01 Oct 2022

Carlow nurses face 'toxic combination of fatigue and understaffing'

Two-thirds of nurses who recovered from Covid-19 suffering post-viral fatigue

A recent survey by the Irish Nurses and Midwives Organisation (INMO) has found that two-thirds of nurses who contracted Covid-19 are still experiencing post-viral fatigue.

Of the 545 nurses surveyed who have recovered from the virus, 65 per cent continue to suffer fatigue.

A further 91 per cent, or 497 of the 545 nurses, stated they continued to experience symptoms, which also included mental health difficulties, headaches and breathing problems.

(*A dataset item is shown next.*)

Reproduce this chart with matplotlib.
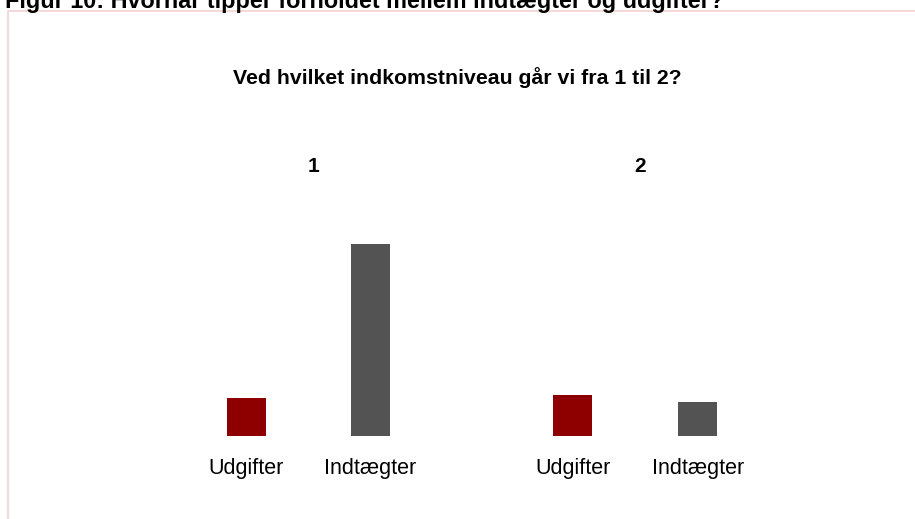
import matplotlib.pyplot as plt
from matplotlib.patches import Rectangle
from matplotlib.transforms import blended_transform_factory

plt.rcParams['font.family'] = ['Liberation Sans', 'DejaVu Sans']

groups = ['1', '2']
categories = ['Udgifter', 'Indtægter', 'Udgifter', 'Indtægter']
values = [38, 192, 41, 34]
positions = [0, 1, 2.63, 3.64]
colors = ['#8e0000', '#535353', '#8e0000', '#535353']

fig = plt.figure(figsize=(9.15, 5.19), dpi=100)

# pink frame around the chart area (top and right edges run off the image)
fig.patches.append(Rectangle((7.5 / 915, -0.1), 1.2, 0.1 + 1 - 10.5 / 519,
                             transform=fig.transFigure, fill=False,
                             edgecolor='#f3d2d2', linewidth=1.2))

# caption, cut off by the top of the image as in the source
fig.text(5 / 915, 1 - 8 / 519, 'Figur 10: Hvornår tipper forholdet mellem indtægter og udgifter?',
         fontsize=16.8, fontweight='bold', ha='left', va='baseline')

ax = fig.add_axes([184.5 / 915, 83 / 519, 620 / 915, 200 / 519])
ax.bar(positions, values, width=0.315, color=colors)
ax.set_xlim(-0.5, 4.5)
ax.set_ylim(0, 200)
ax.set_xticks(positions)
ax.set_xticklabels(categories, fontsize=15.5)
ax.tick_params(axis='x', length=0, pad=16)
ax.set_yticks([])
for s in ax.spines.values():
    s.set_visible(False)

tr = blended_transform_factory(ax.transData, fig.transFigure)
for i, g in enumerate(groups):
    cx = (positions[2 * i] + positions[2 * i + 1]) / 2 + 0.04
    ax.text(cx, 1 - 167 / 519, g, transform=tr, ha='center', va='center',
            fontsize=15, fontweight='bold')

fig.text(0.5, 1 - 78 / 519, 'Ved hvilket indkomstniveau går vi fra 1 til 2?',
         ha='center', va='center', fontsize=15.3, fontweight='bold')

fig.savefig('out.png', dpi=100)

Other post-viral symptoms cited by respondents included anxiety, “brain fog”, dizziness, recurring fever and palpitations.

INMO said that 81 per cent of all 7,000 nurses and midwives surveyed, including those who did not contract Covid-19, said that working in the health service during the pandemic substantially or somewhat impacted their mental health.

“Fatigue is a major risk to patient and staff safety – especially in a pandemic. Many of our members are reporting that despite recovery, they are still facing exhaustion,” said INMO General Secretary Phil Ní Sheaghdha.

“The impacts of this virus can be long-lasting, so nurses and midwives returning to work after recovery are going to need support. For many, there will be a long road to full recovery.

“They will also need certainty that past mistakes are being corrected. The government should empower the Health and Safety Authority to investigate cases.

“As winter approaches, frontline staff face a toxic combination of fatigue and understaffing. Safe staffing levels are the only way to ensure that our health service is not overwhelmed. We urgently need a clear plan to ramp up health service capacity before winter hits,” she said.

The INMO will present their findings to the Oireachtas Special Committee on COVID response this morning, Tuesday, highlighting the importance of safe staffing over the coming months.